Ice hockey is a fast paced, highly physical sport that is played on ice. It originated around 1800 in Canada. The first organized indoor game was played on March 3, 1875. Shortly after in 1877, seven ice hockey rules were codified and the first ice hockey club – the McGill Ice Hockey Club – was formed. Teams began springing up all over Canada and in 1886 the Amateur Hockey Association of Canada (AHAC) was formed. By 1903, the sport had spread worldwide with teams in Canada, the US and Europe. The first professional team – the Portage Lake hockey club – was formed in Houghton, Michigan at this time. In 1909, Ambrose O’Brien founded the National Hockey Association (NHA), which is the direct predecessor to the current National Hockey League (NHL) and the beginning of the game and league that we are familiar with today.
In 1917, the NHA dissolved after disputes between team owners and the NHL was formed. The first of the professional franchises in America – the Boston Bruins – was formed in 1924 and by 1926 there were ten professional franchises across Canada and the US. Since then, the NHL has grown and is now the most prestigious hockey league for players to compete in. The NHL currently has 30 teams, six of which are in Canada.
Ice hockey is now one of the four major North American sports. Because of this, it enjoys some popularity among bettors and online sportsbooks. Not only can fans bet on the NHL regular and post seasons, but many online sportsbooks also offer odds on Olympic Hockey and European League hockey. Betting on ice hockey is simple and pretty similar to other sports. Sportsbooks generally offer several props for hockey games, but the two most common bets are on the Money Line or the Puck Line.
The Money Line is exactly the same as it is in all other sports; you’re betting on who is going to win the game. An example of the Money Line would look like this:
- Detroit Red Wings: -140
- Pittsburgh Penguins: +160
In this case, Detroit is the favorite and Pittsburgh is the underdog. If you want to win $100 on Detroit, you would have to wager $140. However, with the underdog, you are told how much you will win if you put down $100. In this case, if you put $100 down on the Penguins to win, you would get $160 back plus your original bet.
The Puck Line is the most popular bet for ice hockey. It’s known as the Spread and it incorporates the Money Line. For example:
- Detroit Red Wings: -1.5 +17
- Pittsburgh Penguins: +1.5 -215
In this case, the Puck Line changes the Money Line because the underdog (Pittsburgh) is spotted 1 ½ goals. If you bet on Pittsburgh and they lose by one point, you still win because they are within the spread. If you bet on Detroit to win, they must win by at least two points in order for you to claim the win.
The above odds are displayed in an American format. You can also find decimal or European formats on many online sportsbooks. For more information on odds, check out our explanation of sports betting odds. Or, try out our sports betting odds conversion calculator to display the odds in your preferred format.
Hockey Betting Tips
If you want to put down some money on a team, here are a few tips to keep in mind.
- Previous performances.
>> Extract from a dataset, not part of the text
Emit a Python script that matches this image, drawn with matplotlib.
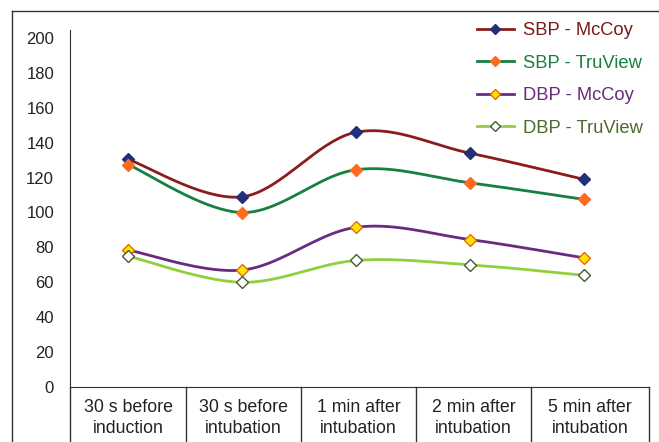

This is especially true when it comes to post season betting. Do a little research (if you’re not already familiar) and see how the team measured up during the regular season. Chances are, if they’ve beaten the team they’re playing four out of six times during the regular season, another win is likely.
- Trades or Injuries. As players come and go from these teams, it can mix up how the team performs as a whole. It may take a few games for new and old players to get into a rhythm with one another. Likewise, injuries can have a huge impact on a team’s performance. If a top defenseman or top scorer is taken out, a team may not perform as well as they usually would.
- The location of the game. Though there is some debate about the advantage of home ice, generally speaking, teams are more confident playing in front of the home crowd. Many teams feed off of the positive energy that a home crowd supplies and it can help them perform better on the ice.